Silverstein Properties Unveils Avenir New York City Casino Vision

Posted on: May 26, 2025, 07:59h. 

Last updated on: May 26, 2025, 07:59h.

  • Silverstein Properties is further detailing its New York City bid
  • Silverstein is partnered with Rush Street Gaming and Greenwood Gaming and Entertainment
  • The casino plan targets Manhattan’s Hell’s Kitchen

The New York City casino bid by Silverstein Properties that includes gaming and hospitality firms Rush Street Gaming and Greenwood Gaming and Entertainment has unveiled its multibillion-dollar resort vision for Manhattan’s Hell’s Kitchen.

Silverstein Properties Avenir New York City
A rendering for Silverstein Properties’ Avenir casino resort bid. The project comes in partnership with Rush Street Gaming and Greenwood Gaming and Entertainment. (Image: Silverstein Properties)

Earlier this month, Silverstein announced Rush’s involvement in the bid. The Chicago-based gaming company operates Rivers Casinos in Upstate New York, Pennsylvania, Illinois, and Virginia. Rush joins Greenwood and its two Parx casinos in Pennsylvania as the would-be operators and managers of Silverstein’s casino complex should it win one of the three downstate New York casino concessions slated to be awarded by the end of 2025.
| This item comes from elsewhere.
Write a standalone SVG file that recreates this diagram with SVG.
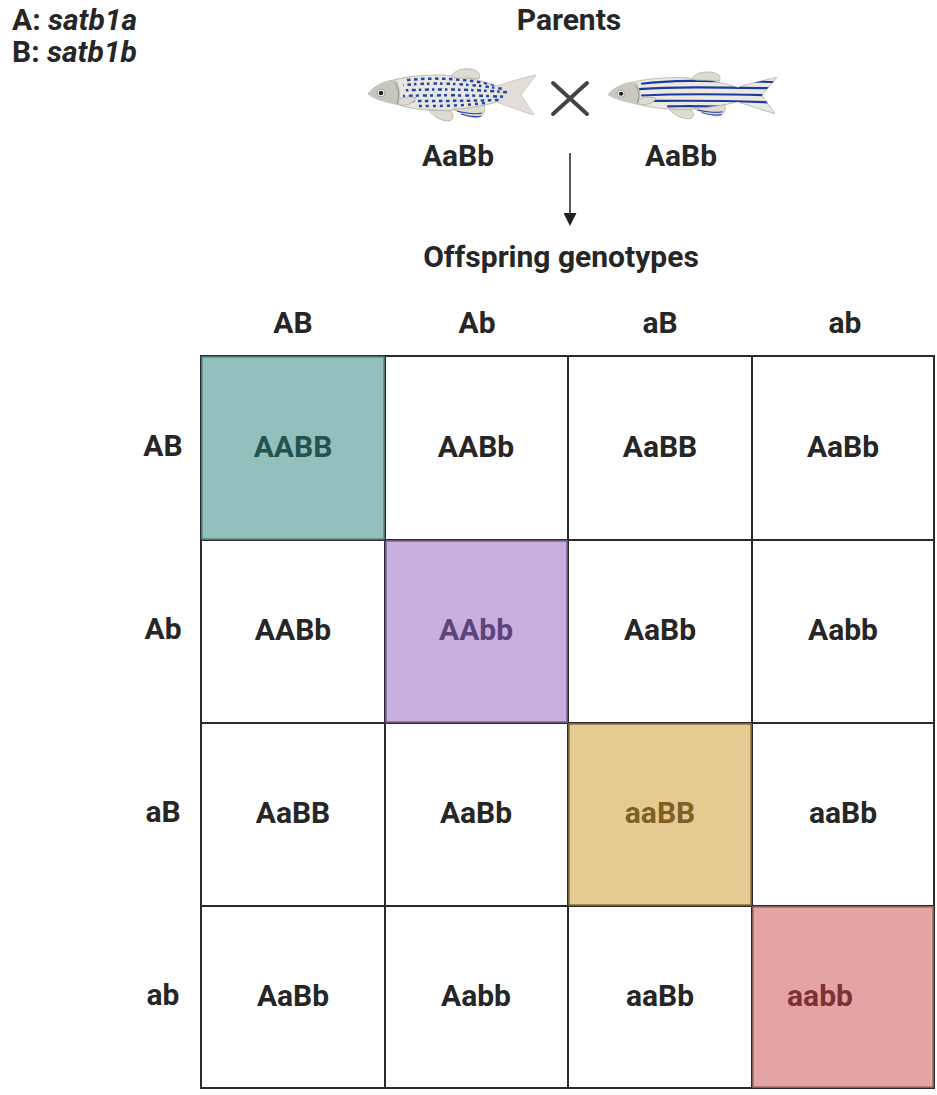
<svg xmlns="http://www.w3.org/2000/svg" width="937" height="1095" viewBox="0 0 937 1095">
  <style>
    text { font-family: Roboto, "Liberation Sans", sans-serif; font-weight: 700; font-size: 30px; fill: #262626; }
    .mid { text-anchor: middle; }
    .grid { fill: #ffffff; stroke: #2b2b2b; stroke-width: 2; }
    .fishbody { stroke: #a3a198; stroke-width: 0.7; }
    .fin { fill: #dddbd2; stroke: #a8a69e; stroke-width: 0.7; }
  </style>
  <defs>
    <!-- zebrafish silhouette, local coordinates 0..170 x 0..50 -->
    <path id="body" d="M1,24 C7,16 15,12 26,10 C42,6 58,5 74,5 C94,6 114,10 130,16 C142,12 155,8 169,5 C164,12 158,19 154,25 C158,31 163,38 167,45 C154,41 141,36 130,32 C116,36 102,39 88,40 C68,41 48,40 32,35 C19,32 7,29 1,24 Z"/>
    <clipPath id="bodyClip"><use href="#body"/></clipPath>
    <marker id="arrowHead" viewBox="0 0 10 10" refX="0" refY="5" markerWidth="15" markerHeight="13" markerUnits="userSpaceOnUse" orient="auto">
      <path d="M0,0 L10,5 L0,10 Z" fill="#222"/>
    </marker>
    <g id="fins">
      <path class="fin" d="M84,7 C87,1 94,-2 103,-1 C110,0 114,3 112,9 C105,8 97,8 90,8 Z"/>
      <path class="fin" d="M86,39 C94,43 101,47 110,48 C117,47 119,40 117,35 C108,37 97,39 86,39 Z"/>
      <path class="fin" d="M62,40 C66,46 73,51 82,51 C87,50 87,45 84,41 Z"/>
      <path class="fin" d="M30,30 C35,27 43,26 49,28 C47,33 40,36 33,35 Z"/>
      <path d="M28,13 C32,19 33,27 30,34" fill="none" stroke="#8e8c85" stroke-width="0.9"/>
    </g>
    <path id="head" d="M1,24 C7,16 15,12 26,10 L30,11 C34,19 34,28 30,35 C19,32 7,29 1,24 Z"/>
  </defs>

  <!-- legend -->
  <g id="legend">
    <text x="12" y="30">A: <tspan font-style="italic">satb1a</tspan></text>
    <text x="12" y="62">B: <tspan font-style="italic">satb1b</tspan></text>
  </g>

  <!-- parents -->
  <g id="parents">
    <text class="mid" x="569" y="30">Parents</text>

    <g id="fish-spotted" transform="translate(367,70)">
      <use href="#body" fill="#e8e6df" class="fishbody"/>
      <g clip-path="url(#bodyClip)">
        <use href="#head" fill="#c6c5be"/>
        <path d="M130,16 C142,12 155,8 169,5 L170,46 C154,41 141,36 130,32 Z" fill="#e0ded6"/>
        <g stroke="#2145ac" stroke-width="2.5" fill="none">
          <path d="M40,10 C70,7 100,9 128,15" stroke-dasharray="3.5 3.5"/>
          <path d="M36,15 C70,12 105,14 136,19" stroke-dasharray="2.5 4 3.5 3" stroke-dashoffset="2"/>
          <path d="M36,20.5 C70,18.5 110,19.5 142,22.5" stroke-dasharray="4 3 2.5 3.5" stroke-dashoffset="4"/>
          <path d="M36,26 C70,25 110,25 140,27" stroke-dasharray="3 4 4 3" stroke-dashoffset="1"/>
          <path d="M40,31 C70,31 100,31 132,30" stroke-dasharray="3.5 3.5" stroke-dashoffset="3"/>
          <path d="M52,36 C70,36 95,36 118,33" stroke-dasharray="3 4"/>
        </g>
      </g>
      <use href="#fins"/>
      <g stroke="#2145ac" stroke-width="1.1" fill="none">
        <path d="M90,41 C98,43 107,45 115,43"/>
        <path d="M94,44 C102,47 109,47 114,46"/>
      </g>
      <circle cx="14" cy="23" r="3.8" fill="#fff" stroke="#777" stroke-width="0.6"/>
      <circle cx="14" cy="23" r="2.3" fill="#222"/>
    </g>

    <g id="cross" stroke="#444" stroke-width="4" stroke-linecap="round">
      <line x1="553" y1="83" x2="587" y2="114"/>
      <line x1="587" y1="83" x2="553" y2="114"/>
    </g>

    <g id="fish-striped" transform="translate(607,73) scale(1.005,0.9)">
      <use href="#body" fill="#ece9e0" class="fishbody"/>
      <g clip-path="url(#bodyClip)">
        <use href="#head" fill="#cbc8bf"/>
        <g stroke="#1d3b9e" stroke-width="2.4" fill="none">
          <path d="M34,12 C70,7 110,9 170,10"/>
          <path d="M32,18 C70,15 110,16 170,17"/>
          <path d="M34,25 C70,23 110,23 170,25"/>
          <path d="M38,31 C70,31 110,30 170,33"/>
          <path d="M60,37 C80,37 105,36 140,39"/>
        </g>
      </g>
      <use href="#fins"/>
      <g stroke="#1d3b9e" stroke-width="1.1" fill="none">
        <path d="M90,41 C98,43 107,45 115,43"/>
        <path d="M94,44 C102,47 109,47 114,46"/>
      </g>
      <circle cx="14" cy="23" r="3.8" fill="#fff" stroke="#777" stroke-width="0.6"/>
      <circle cx="14" cy="23" r="2.3" fill="#222"/>
    </g>

    <text class="mid" x="458" y="166">AaBb</text>
    <text class="mid" x="681" y="166">AaBb</text>
  </g>

  <!-- connector -->
  <g id="connectors">
    <line x1="570" y1="153" x2="570" y2="213" stroke="#222" stroke-width="1.5" marker-end="url(#arrowHead)"/>
  </g>

  <text class="mid" x="561" y="267">Offspring genotypes</text>

  <!-- column headers -->
  <g id="col-headers">
    <text class="mid" x="293" y="333">AB</text>
    <text class="mid" x="477" y="333">Ab</text>
    <text class="mid" x="660" y="333">aB</text>
    <text class="mid" x="845" y="333">ab</text>
  </g>

  <!-- row headers -->
  <g id="row-headers">
    <text class="mid" x="163" y="456">AB</text>
    <text class="mid" x="163" y="639">Ab</text>
    <text class="mid" x="163" y="822">aB</text>
    <text class="mid" x="163" y="1005">ab</text>
  </g>

  <!-- punnett grid -->
  <g id="grid">
    <rect class="grid" x="201" y="356" width="733" height="732"/>
    <g stroke="#2b2b2b" stroke-width="2">
      <line x1="385" y1="356" x2="385" y2="1088"/>
      <line x1="568" y1="356" x2="568" y2="1088"/>
      <line x1="752" y1="356" x2="752" y2="1088"/>
      <line x1="201" y1="540" x2="934" y2="540"/>
      <line x1="201" y1="723" x2="934" y2="723"/>
      <line x1="201" y1="906" x2="934" y2="906"/>
    </g>
  </g>

  <g id="cell-AABB">
    <rect x="202" y="357" width="182" height="182" fill="#93c0bc" stroke="#5d8a86" stroke-width="1.5"/>
    <text class="mid" x="293" y="457" style="fill:#24524e">AABB</text>
  </g>
  <g id="cell-AAbb">
    <rect x="386" y="541" width="181" height="181" fill="#c8afdf" stroke="#7c6695" stroke-width="1.5"/>
    <text class="mid" x="476" y="640" style="fill:#5c4578">AAbb</text>
  </g>
  <g id="cell-aaBB">
    <rect x="569" y="724" width="182" height="181" fill="#e5cb92" stroke="#8c7345" stroke-width="1.5"/>
    <text class="mid" x="660" y="823" style="fill:#7d6025">aaBB</text>
  </g>
  <g id="cell-aabb">
    <rect x="753" y="907" width="180" height="180" fill="#e4a4a4" stroke="#a06e70" stroke-width="1.5"/>
    <text class="mid" x="820" y="1006" style="fill:#7e3035">aabb</text>
  </g>

  <!-- remaining cells -->
  <g id="cells">
    <text class="mid" x="476" y="457">AABb</text>
    <text class="mid" x="660" y="457">AaBB</text>
    <text class="mid" x="843" y="457">AaBb</text>

    <text class="mid" x="293" y="640">AABb</text>
    <text class="mid" x="660" y="640">AaBb</text>
    <text class="mid" x="843" y="640">Aabb</text>

    <text class="mid" x="293" y="823">AaBB</text>
    <text class="mid" x="476" y="823">AaBb</text>
    <text class="mid" x="843" y="823">aaBb</text>

    <text class="mid" x="293" y="1006">AaBb</text>
    <text class="mid" x="476" y="1006">Aabb</text>
    <text class="mid" x="660" y="1006">aaBb</text>
  </g>
</svg>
While the seven other expected NYC bids have been in the works for many months, if not years, and those proposals have been touting the many community and economic benefits each would bring, Silverstein is only now divulging blueprint specifics. 

Hell’s Kitchen Casino

Silverstein Properties, privately owned by 93-year-old real estate tycoon Larry Silverstein, best known for his involvement in the World Trade Center and later development of One World Trade, wants to build a 785-foot skyscraper on a 2.1-acre site he owns at 11th Ave. between 40th and 41st Streets.

Renderings for the Avenir, as the project is being called, include 1,000 hotel rooms, numerous restaurants and bars, a food hall, a 1,000-seat concert hall, 100 affordable housing units, and 600,000 square feet of gaming space occupying eight stories of the towering structure. Silverstein says the project, if greenlit, would create 4,000 union construction jobs and more than 5,000 permanent union jobs.

Over the last 40 years, we have invested heavily in this neighborhood, and care deeply about the fabric of this community,” Lisa Silverstein, CEO of Silverstein Properties, told the New York Post. “We design as though the neighborhood is a campus, architecturally tying all the elements so they work seamlessly together. It will bring more security, enterprise, and entertainment on a level that doesn’t exist in one establishment and become a sophisticated addition to the New York skyline.”

Silverstein Properties seems more focused on its casino bid after Las Vegas Sands and Wynn Resorts, formerly viewed as serious contenders, folded. Both companies faced strong local backlash, respectively on Long Island at the Nassau Coliseum and in Hudson Yards West in a tender with billionaire Stephen Ross.

Saks Fifth Avenue, though considered a long shot, folded on its Midtown Manhattan boutique casino concept in April.

Political Inroads

The New York Gaming Facility Location Board has ordered casino bids to be submitted by June 27. To qualify for consideration, a bid must secure approval from its Community Advisory Committee, prove compliance and approval with all required state and local zoning requirements, and pay a $1 million application fee to the New York State Gaming Commission to cover costs associated with reviewing the scheme.

Each CAC must approve the casino plan with a two-thirds majority threshold. For bids within NYC, a CAC consists of six members — the state governor, NYC mayor, and applicable state senator, assemblymember, borough president, and city councilmember.

For bids outside NYC, the five-member CAC consists of the governor and applicable county executive, state senator, assemblymember, and locality’s senior elected official.

Billionaire Steve Cohen is spending millions lobbying state and local lawmakers to support his casino bid with Hard Rock International at his Citi Field MLB ballpark in Queens. Resorts World New York City, seen as a front-runner along with MGM Resorts’ Empire City, has doled out over $1 million in gaming lobbyist fees.

Bally’s Corp., Soloviev Group, and the consortium behind the Coney Island bid have also spent heavily in promoting their resort developments to elected officials.

Silverstein Properties, however, is among the most politically connected enterprises in all of New York.